Marley's friend and neighbor Peter, noticing she is getting worse, hires a little person stripper, to meet with Marley at her apartment. Marley denies the stripper and explains her sickness to him, then decides to let him stay. As they hang out and talk about her cancer, he tells her that he has died before. He explains that dying was like floating and that he never wanted to leave. This helps Marley come to terms with her illness and death.

After another date, Marley and Julian sleep together and begin a relationship. However, the realization they won't have a future together causes her to flee quickly one morning before he wakes. That afternoon, they argue and Marley breaks it off. Envious of her friends who are all going through positive life changes, she becomes distant.

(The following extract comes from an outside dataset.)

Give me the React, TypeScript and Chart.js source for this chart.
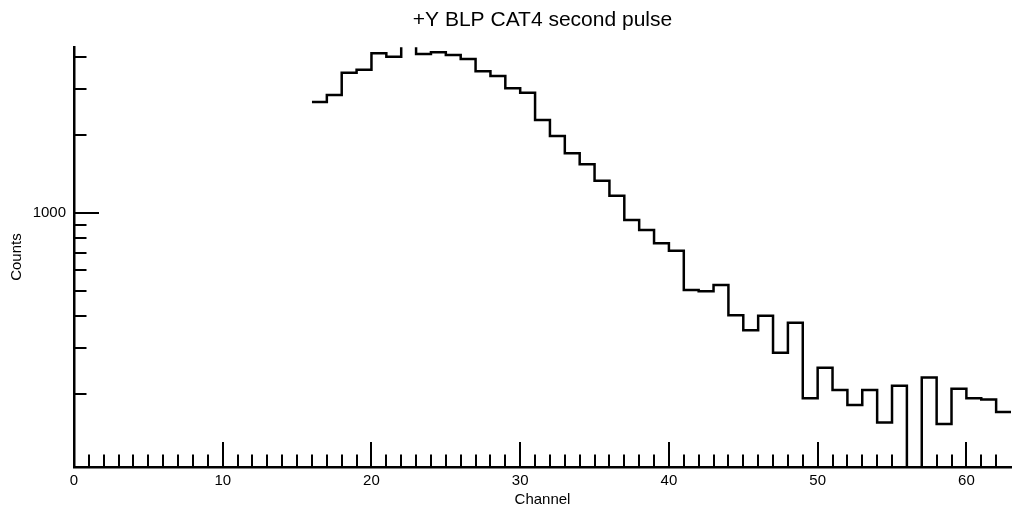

After a bike accident, Marley visits heaven again. God makes her realize that she needs to cherish what she has while she can and, for the first time, Marley admits to being in love. Later that day, she visits Julian to rekindle their relationship, apologizes to the friends she has pushed away and makes peace with her father.

At home over the following weeks, Marley can only lie in bed, and starts focusing on all of the things she is going to miss. She writes cards for future special occasions she won't be around for and letters to her loved ones, giving them to her mother to give out at the right times.

One morning, as Marley and Sarah sit in the park, Marley confesses that she is no longer afraid to die, while Sarah is terrified of life without her. Marley drifts off and Sarah is unable to wake her, so she calls an ambulance. Knowing it's almost time, Marley is visited by everyone in the hospital who stay at her side until the end (except for Renee, who is in labor).

Julian comes in time to say goodbye and, at that final moment, Marley realizes her third wish was to fall in love. The film ends with Marley's funeral, a colorful celebration of life with all of her friends and family.

==Cast==
- Kate Hudson as Marley Corbett
- Gael García Bernal as Julian Goldstein
- Kathy Bates as Beverly Corbett
- Lucy Punch as Sarah Walker
- Romany Malco as Peter Cooper
- Rosemarie DeWitt as Renee Blair
- Whoopi Goldberg as God
- Treat Williams as Jack Corbett
- Steven Weber as Rob Randolf
- Peter Dinklage as Vinnie
- Alan Dale as Dr. Sanders

==Reception==
A Little Bit of Heaven was heavily panned by many critics. On Rotten Tomatoes, the film holds an approval rating of 4% based on 53 reviews, with an average rating of 3.1/10. The site's critics consensus reads: "A Little Bit of Heaven subjects viewers to a whole bunch of schmaltz - and strands Kate Hudson and Gael García Bernal in a fatally misguided film." On Metacritic the film has a weighted average score of 14 out of 100, based on 20 critics, indicating "overwhelming dislike".